Material:
..............................

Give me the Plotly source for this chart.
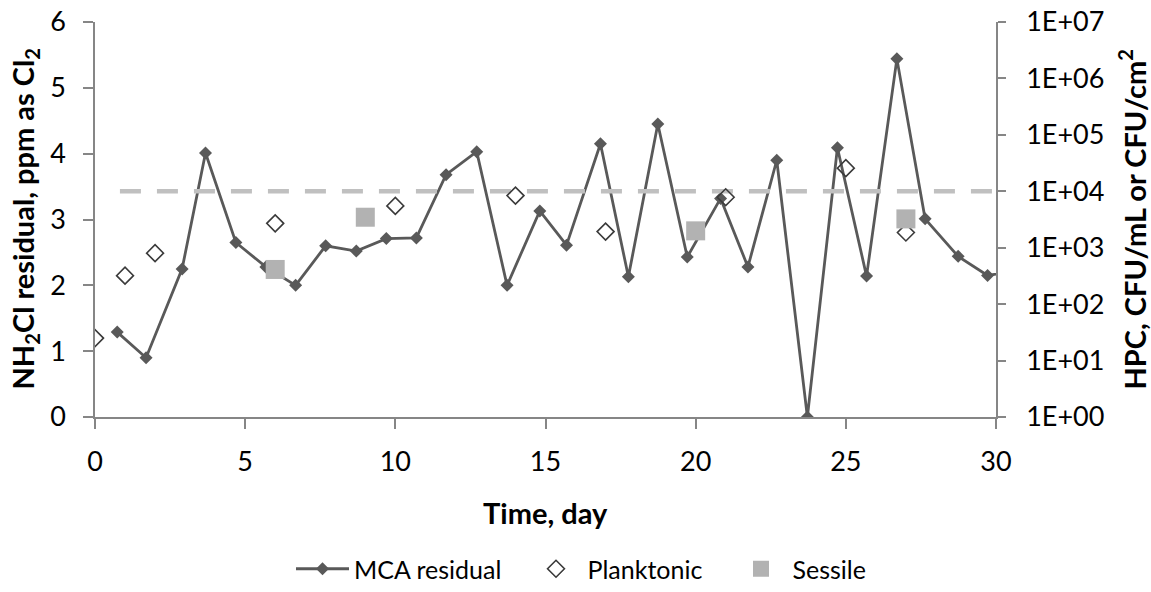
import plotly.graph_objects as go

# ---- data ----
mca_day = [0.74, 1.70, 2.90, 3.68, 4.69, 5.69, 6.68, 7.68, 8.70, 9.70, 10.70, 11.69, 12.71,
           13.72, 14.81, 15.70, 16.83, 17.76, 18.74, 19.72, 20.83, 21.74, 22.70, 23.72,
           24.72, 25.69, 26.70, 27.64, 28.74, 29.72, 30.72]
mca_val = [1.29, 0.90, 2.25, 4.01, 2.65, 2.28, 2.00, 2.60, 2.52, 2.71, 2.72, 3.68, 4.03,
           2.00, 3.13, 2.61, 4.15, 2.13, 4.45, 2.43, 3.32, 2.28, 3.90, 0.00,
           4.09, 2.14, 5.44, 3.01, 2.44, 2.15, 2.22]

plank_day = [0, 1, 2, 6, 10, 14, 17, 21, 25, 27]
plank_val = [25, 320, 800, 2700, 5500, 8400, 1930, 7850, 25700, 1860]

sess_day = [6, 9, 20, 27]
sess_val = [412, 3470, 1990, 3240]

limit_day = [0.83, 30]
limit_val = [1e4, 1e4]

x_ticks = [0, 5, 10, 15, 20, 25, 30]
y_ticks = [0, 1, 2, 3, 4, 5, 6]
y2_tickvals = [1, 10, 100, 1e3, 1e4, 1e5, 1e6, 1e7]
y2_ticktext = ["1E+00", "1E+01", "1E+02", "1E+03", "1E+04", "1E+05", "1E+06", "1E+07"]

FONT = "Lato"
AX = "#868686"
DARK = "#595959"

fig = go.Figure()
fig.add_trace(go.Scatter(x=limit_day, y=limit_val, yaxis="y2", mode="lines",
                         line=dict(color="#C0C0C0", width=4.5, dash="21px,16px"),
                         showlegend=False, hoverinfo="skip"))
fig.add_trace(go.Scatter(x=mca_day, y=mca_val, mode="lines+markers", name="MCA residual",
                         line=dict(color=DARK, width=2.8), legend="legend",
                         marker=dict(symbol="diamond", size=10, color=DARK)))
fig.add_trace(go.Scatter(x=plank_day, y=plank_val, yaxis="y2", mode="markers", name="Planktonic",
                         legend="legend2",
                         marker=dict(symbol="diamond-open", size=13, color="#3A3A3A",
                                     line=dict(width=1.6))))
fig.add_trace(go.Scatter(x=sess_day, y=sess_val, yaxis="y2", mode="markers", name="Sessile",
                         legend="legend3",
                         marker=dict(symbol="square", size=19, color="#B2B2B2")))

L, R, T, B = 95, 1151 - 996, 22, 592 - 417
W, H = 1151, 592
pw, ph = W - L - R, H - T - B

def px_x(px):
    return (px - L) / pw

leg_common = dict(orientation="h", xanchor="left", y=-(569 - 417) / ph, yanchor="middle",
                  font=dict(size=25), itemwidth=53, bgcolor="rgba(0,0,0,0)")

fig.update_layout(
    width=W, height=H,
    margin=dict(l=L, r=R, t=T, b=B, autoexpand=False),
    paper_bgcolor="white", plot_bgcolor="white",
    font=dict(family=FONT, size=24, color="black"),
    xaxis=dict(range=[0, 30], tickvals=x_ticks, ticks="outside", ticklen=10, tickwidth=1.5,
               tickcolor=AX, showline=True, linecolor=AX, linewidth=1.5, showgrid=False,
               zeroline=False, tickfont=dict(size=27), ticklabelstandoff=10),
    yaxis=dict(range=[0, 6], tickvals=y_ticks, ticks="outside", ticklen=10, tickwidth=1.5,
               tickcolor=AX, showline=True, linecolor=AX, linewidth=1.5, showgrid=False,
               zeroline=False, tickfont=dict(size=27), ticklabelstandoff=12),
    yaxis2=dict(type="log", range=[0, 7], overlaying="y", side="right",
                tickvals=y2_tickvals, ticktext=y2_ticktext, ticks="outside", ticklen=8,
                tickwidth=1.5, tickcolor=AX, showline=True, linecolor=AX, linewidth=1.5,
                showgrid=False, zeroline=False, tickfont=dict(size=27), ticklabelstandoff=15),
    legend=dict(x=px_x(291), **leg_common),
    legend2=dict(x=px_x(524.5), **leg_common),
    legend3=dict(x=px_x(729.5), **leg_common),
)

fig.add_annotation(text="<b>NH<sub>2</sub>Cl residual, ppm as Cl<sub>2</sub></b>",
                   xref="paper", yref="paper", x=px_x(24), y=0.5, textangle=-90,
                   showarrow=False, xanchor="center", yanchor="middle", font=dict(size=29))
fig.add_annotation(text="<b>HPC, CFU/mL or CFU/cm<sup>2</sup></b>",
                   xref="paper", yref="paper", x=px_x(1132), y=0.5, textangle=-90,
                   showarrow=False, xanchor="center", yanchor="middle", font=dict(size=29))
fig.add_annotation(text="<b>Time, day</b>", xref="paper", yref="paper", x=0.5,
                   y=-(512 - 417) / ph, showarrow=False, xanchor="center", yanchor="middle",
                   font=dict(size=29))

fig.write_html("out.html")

..............................

Exercise objective: Quote the listing above in full, except for the pictures.

Completed task:
Give me the Plotly source for this chart.
import plotly.graph_objects as go

# ---- data ----
mca_day = [0.74, 1.70, 2.90, 3.68, 4.69, 5.69, 6.68, 7.68, 8.70, 9.70, 10.70, 11.69, 12.71,
           13.72, 14.81, 15.70, 16.83, 17.76, 18.74, 19.72, 20.83, 21.74, 22.70, 23.72,
           24.72, 25.69, 26.70, 27.64, 28.74, 29.72, 30.72]
mca_val = [1.29, 0.90, 2.25, 4.01, 2.65, 2.28, 2.00, 2.60, 2.52, 2.71, 2.72, 3.68, 4.03,
           2.00, 3.13, 2.61, 4.15, 2.13, 4.45, 2.43, 3.32, 2.28, 3.90, 0.00,
           4.09, 2.14, 5.44, 3.01, 2.44, 2.15, 2.22]

plank_day = [0, 1, 2, 6, 10, 14, 17, 21, 25, 27]
plank_val = [25, 320, 800, 2700, 5500, 8400, 1930, 7850, 25700, 1860]

sess_day = [6, 9, 20, 27]
sess_val = [412, 3470, 1990, 3240]

limit_day = [0.83, 30]
limit_val = [1e4, 1e4]

x_ticks = [0, 5, 10, 15, 20, 25, 30]
y_ticks = [0, 1, 2, 3, 4, 5, 6]
y2_tickvals = [1, 10, 100, 1e3, 1e4, 1e5, 1e6, 1e7]
y2_ticktext = ["1E+00", "1E+01", "1E+02", "1E+03", "1E+04", "1E+05", "1E+06", "1E+07"]

FONT = "Lato"
AX = "#868686"
DARK = "#595959"

fig = go.Figure()
fig.add_trace(go.Scatter(x=limit_day, y=limit_val, yaxis="y2", mode="lines",
                         line=dict(color="#C0C0C0", width=4.5, dash="21px,16px"),
                         showlegend=False, hoverinfo="skip"))
fig.add_trace(go.Scatter(x=mca_day, y=mca_val, mode="lines+markers", name="MCA residual",
                         line=dict(color=DARK, width=2.8), legend="legend",
                         marker=dict(symbol="diamond", size=10, color=DARK)))
fig.add_trace(go.Scatter(x=plank_day, y=plank_val, yaxis="y2", mode="markers", name="Planktonic",
                         legend="legend2",
                         marker=dict(symbol="diamond-open", size=13, color="#3A3A3A",
                                     line=dict(width=1.6))))
fig.add_trace(go.Scatter(x=sess_day, y=sess_val, yaxis="y2", mode="markers", name="Sessile",
                         legend="legend3",
                         marker=dict(symbol="square", size=19, color="#B2B2B2")))

L, R, T, B = 95, 1151 - 996, 22, 592 - 417
W, H = 1151, 592
pw, ph = W - L - R, H - T - B

def px_x(px):
    return (px - L) / pw

leg_common = dict(orientation="h", xanchor="left", y=-(569 - 417) / ph, yanchor="middle",
                  font=dict(size=25), itemwidth=53, bgcolor="rgba(0,0,0,0)")

fig.update_layout(
    width=W, height=H,
    margin=dict(l=L, r=R, t=T, b=B, autoexpand=False),
    paper_bgcolor="white", plot_bgcolor="white",
    font=dict(family=FONT, size=24, color="black"),
    xaxis=dict(range=[0, 30], tickvals=x_ticks, ticks="outside", ticklen=10, tickwidth=1.5,
               tickcolor=AX, showline=True, linecolor=AX, linewidth=1.5, showgrid=False,
               zeroline=False, tickfont=dict(size=27), ticklabelstandoff=10),
    yaxis=dict(range=[0, 6], tickvals=y_ticks, ticks="outside", ticklen=10, tickwidth=1.5,
               tickcolor=AX, showline=True, linecolor=AX, linewidth=1.5, showgrid=False,
               zeroline=False, tickfont=dict(size=27), ticklabelstandoff=12),
    yaxis2=dict(type="log", range=[0, 7], overlaying="y", side="right",
                tickvals=y2_tickvals, ticktext=y2_ticktext, ticks="outside", ticklen=8,
                tickwidth=1.5, tickcolor=AX, showline=True, linecolor=AX, linewidth=1.5,
                showgrid=False, zeroline=False, tickfont=dict(size=27), ticklabelstandoff=15),
    legend=dict(x=px_x(291), **leg_common),
    legend2=dict(x=px_x(524.5), **leg_common),
    legend3=dict(x=px_x(729.5), **leg_common),
)

fig.add_annotation(text="<b>NH<sub>2</sub>Cl residual, ppm as Cl<sub>2</sub></b>",
                   xref="paper", yref="paper", x=px_x(24), y=0.5, textangle=-90,
                   showarrow=False, xanchor="center", yanchor="middle", font=dict(size=29))
fig.add_annotation(text="<b>HPC, CFU/mL or CFU/cm<sup>2</sup></b>",
                   xref="paper", yref="paper", x=px_x(1132), y=0.5, textangle=-90,
                   showarrow=False, xanchor="center", yanchor="middle", font=dict(size=29))
fig.add_annotation(text="<b>Time, day</b>", xref="paper", yref="paper", x=0.5,
                   y=-(512 - 417) / ph, showarrow=False, xanchor="center", yanchor="middle",
                   font=dict(size=29))

fig.write_html("out.html")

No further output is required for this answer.